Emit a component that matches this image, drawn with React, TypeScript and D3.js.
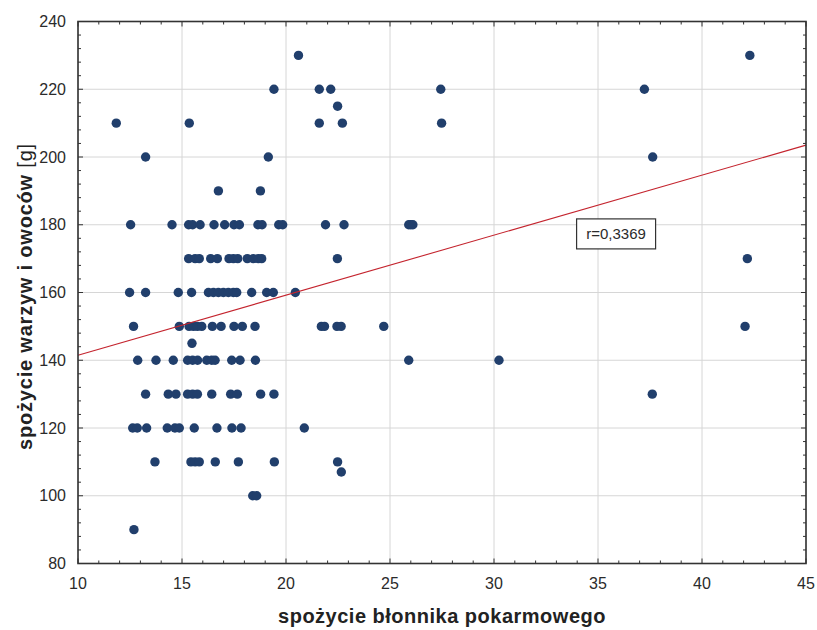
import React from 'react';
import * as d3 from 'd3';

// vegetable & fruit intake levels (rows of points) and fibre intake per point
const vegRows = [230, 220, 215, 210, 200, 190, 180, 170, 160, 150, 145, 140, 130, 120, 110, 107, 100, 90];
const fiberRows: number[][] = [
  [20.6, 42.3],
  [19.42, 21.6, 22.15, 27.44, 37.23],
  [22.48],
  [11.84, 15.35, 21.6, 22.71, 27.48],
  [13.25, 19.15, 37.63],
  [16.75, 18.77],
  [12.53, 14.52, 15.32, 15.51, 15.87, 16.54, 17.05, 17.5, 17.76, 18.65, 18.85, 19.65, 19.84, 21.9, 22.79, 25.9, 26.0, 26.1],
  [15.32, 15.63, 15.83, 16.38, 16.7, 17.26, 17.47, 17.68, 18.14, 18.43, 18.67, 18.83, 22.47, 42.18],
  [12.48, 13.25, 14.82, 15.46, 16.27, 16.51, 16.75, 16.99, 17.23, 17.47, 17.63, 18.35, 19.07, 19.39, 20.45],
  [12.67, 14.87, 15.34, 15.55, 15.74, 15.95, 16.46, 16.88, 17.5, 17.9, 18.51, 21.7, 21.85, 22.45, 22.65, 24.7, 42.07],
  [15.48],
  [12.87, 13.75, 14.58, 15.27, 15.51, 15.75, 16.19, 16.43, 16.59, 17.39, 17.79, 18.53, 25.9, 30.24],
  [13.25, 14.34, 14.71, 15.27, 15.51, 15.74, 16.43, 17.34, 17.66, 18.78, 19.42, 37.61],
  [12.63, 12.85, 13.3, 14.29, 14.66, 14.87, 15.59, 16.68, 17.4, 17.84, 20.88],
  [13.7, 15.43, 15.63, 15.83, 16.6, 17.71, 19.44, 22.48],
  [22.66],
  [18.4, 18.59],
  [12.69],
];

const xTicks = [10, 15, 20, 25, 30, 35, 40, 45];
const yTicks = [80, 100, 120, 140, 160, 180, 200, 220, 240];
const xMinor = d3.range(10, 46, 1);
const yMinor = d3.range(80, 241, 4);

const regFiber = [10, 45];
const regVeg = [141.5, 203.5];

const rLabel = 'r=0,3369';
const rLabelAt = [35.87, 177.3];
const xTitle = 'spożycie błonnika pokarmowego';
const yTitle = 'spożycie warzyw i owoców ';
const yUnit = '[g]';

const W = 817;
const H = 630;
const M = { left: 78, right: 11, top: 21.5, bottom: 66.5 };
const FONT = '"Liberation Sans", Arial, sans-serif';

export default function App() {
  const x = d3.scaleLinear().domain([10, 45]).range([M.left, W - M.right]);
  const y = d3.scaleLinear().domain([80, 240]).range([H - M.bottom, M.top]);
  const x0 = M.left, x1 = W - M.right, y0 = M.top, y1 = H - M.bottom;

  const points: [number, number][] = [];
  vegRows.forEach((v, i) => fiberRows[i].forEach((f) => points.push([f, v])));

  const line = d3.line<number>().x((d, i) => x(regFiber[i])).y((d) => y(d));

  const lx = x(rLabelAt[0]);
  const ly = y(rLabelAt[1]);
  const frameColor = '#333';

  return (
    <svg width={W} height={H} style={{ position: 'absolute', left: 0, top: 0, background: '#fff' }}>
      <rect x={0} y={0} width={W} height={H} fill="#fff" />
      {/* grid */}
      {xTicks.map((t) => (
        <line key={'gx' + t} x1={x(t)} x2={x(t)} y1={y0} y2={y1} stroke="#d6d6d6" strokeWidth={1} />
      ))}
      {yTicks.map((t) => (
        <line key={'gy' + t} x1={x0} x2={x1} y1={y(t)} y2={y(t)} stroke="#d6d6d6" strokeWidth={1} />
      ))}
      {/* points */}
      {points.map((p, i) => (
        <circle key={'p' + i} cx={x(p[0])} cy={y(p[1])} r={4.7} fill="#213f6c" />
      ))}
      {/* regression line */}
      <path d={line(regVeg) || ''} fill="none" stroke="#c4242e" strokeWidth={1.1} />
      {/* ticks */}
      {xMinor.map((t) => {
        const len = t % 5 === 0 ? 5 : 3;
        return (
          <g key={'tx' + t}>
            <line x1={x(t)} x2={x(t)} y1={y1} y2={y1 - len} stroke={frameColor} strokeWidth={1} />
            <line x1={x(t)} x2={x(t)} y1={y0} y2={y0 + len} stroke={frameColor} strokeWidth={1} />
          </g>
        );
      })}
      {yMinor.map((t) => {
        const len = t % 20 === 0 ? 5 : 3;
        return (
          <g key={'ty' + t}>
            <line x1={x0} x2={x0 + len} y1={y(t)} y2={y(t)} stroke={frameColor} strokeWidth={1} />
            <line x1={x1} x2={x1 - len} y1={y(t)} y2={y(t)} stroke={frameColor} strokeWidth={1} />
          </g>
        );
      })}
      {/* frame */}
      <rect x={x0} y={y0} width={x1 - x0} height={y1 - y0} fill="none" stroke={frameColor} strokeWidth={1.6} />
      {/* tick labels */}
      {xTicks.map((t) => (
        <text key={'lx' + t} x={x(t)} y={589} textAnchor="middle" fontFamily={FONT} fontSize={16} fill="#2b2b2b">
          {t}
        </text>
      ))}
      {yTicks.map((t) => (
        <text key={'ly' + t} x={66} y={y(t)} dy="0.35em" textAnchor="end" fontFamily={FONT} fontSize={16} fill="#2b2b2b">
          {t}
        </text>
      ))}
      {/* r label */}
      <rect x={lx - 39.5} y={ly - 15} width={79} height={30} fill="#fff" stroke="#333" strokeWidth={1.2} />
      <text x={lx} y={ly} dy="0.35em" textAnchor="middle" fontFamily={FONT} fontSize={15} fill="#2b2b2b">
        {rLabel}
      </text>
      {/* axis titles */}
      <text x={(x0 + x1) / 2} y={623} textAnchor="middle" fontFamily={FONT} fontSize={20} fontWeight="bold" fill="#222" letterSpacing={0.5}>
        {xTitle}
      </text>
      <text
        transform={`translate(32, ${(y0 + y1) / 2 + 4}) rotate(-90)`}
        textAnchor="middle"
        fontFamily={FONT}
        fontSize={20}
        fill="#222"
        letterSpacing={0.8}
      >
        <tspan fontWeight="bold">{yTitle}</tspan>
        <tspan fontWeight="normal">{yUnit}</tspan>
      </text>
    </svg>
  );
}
________________
STATED TASK =
Omitting all pictures, restate exactly the lines of the material from its start through the line that contains "import * as d3 from 'd3';".

RESPONSE TO THE TASK =
Emit a component that matches this image, drawn with React, TypeScript and D3.js.
import React from 'react';
import * as d3 from 'd3';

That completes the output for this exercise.